In questo siamo mancati. Ed in questo saremmo mancati anche la prossima stagione se Parma e Bologna non c’avessero ricordato che qualcosa è mancato a questo Catania; se non c’avessero restituito una classifica coerente non con i valori del campionato, ma con i valori sinceri di una squadra bella ed imperfetta, che ha dimostrato di avere più di quanto non sia riuscita ad essere, a dimostrare. Più che campioni di Sicilia, più che miglior Catania di sempre per reti fatte, punti fatti, numero consecutivo di anni in serie A. Il Catania, che ci ha dato tanto, può ancora di più.
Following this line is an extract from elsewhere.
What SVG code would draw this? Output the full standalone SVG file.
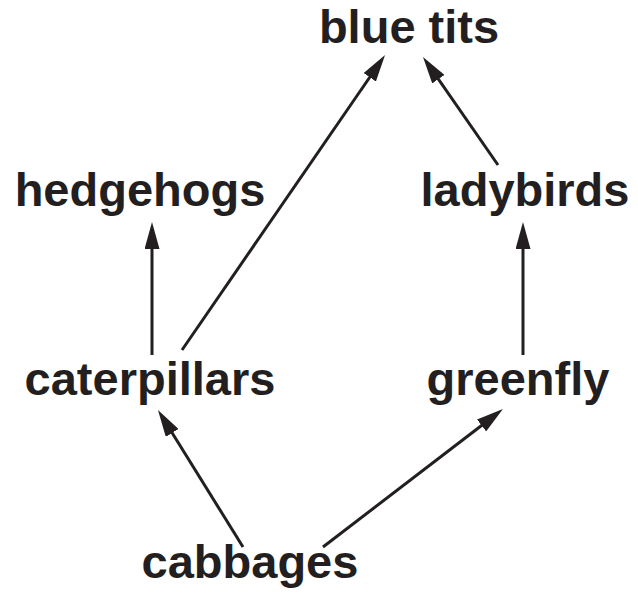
<svg xmlns="http://www.w3.org/2000/svg" width="638" height="596" viewBox="0 0 638 596">
  <style>
    .label { font-family: "Liberation Sans", Arial, Helvetica, sans-serif; font-weight: bold; font-size: 47px; fill: #231f20; text-anchor: middle; }
    .link { stroke: #231f20; stroke-width: 3; fill: none; marker-end: url(#head); }
  </style>
  <defs>
    <marker id="head" markerUnits="userSpaceOnUse" viewBox="0 0 27 15" markerWidth="27" markerHeight="15" refX="7" refY="7.5" orient="auto">
      <path d="M0,0 L27,7.5 L0,15 z" fill="#231f20"/>
    </marker>
  </defs>
  <rect width="638" height="596" fill="#ffffff"/>

  <!-- feeding links (food -> feeder) -->
  <g id="connectors">
    <line class="link" x1="152" y1="355" x2="152" y2="242"/>
    <line class="link" x1="182" y1="350" x2="373.7" y2="71.5"/>
    <line class="link" x1="498" y1="165" x2="434.4" y2="73.4"/>
    <line class="link" x1="523" y1="355" x2="523" y2="242"/>
    <line class="link" x1="243" y1="547" x2="168.5" y2="427"/>
    <line class="link" x1="323" y1="547" x2="487.1" y2="421.2"/>
  </g>

  <g id="blue-tits"><text class="label" x="409" y="43">blue tits</text></g>
  <g id="hedgehogs"><text class="label" x="140" y="206">hedgehogs</text></g>
  <g id="ladybirds"><text class="label" x="525" y="206">ladybirds</text></g>
  <g id="caterpillars"><text class="label" x="150" y="395">caterpillars</text></g>
  <g id="greenfly"><text class="label" x="518" y="395">greenfly</text></g>
  <g id="cabbages"><text class="label" x="250" y="578">cabbages</text></g>
</svg>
E se alcune cose spiacciono, di questo campionato, è proprio questo che deve indurre a considerare l’ultima gara del campionato, quella con l’Udinese, come il primo passo della nuova stagione.
Una vittoria varrebbe quota 51 e permetterebbe, in ragione della vocazione migliorativa della società, di stabilire per il prossimo anno una nuova quota punti, ambiziosa più che mai quanto ragionevole e fondata su di una base concreta, che il Catania deve però costruire proprio contro l’Udinese. Perché rinviare d’un anno il traguardo 50 sì che sarebbe un “non passo avanti”, che le altre concorrenti, come in questa classifica, potrebbero trasformare in un passo indietro.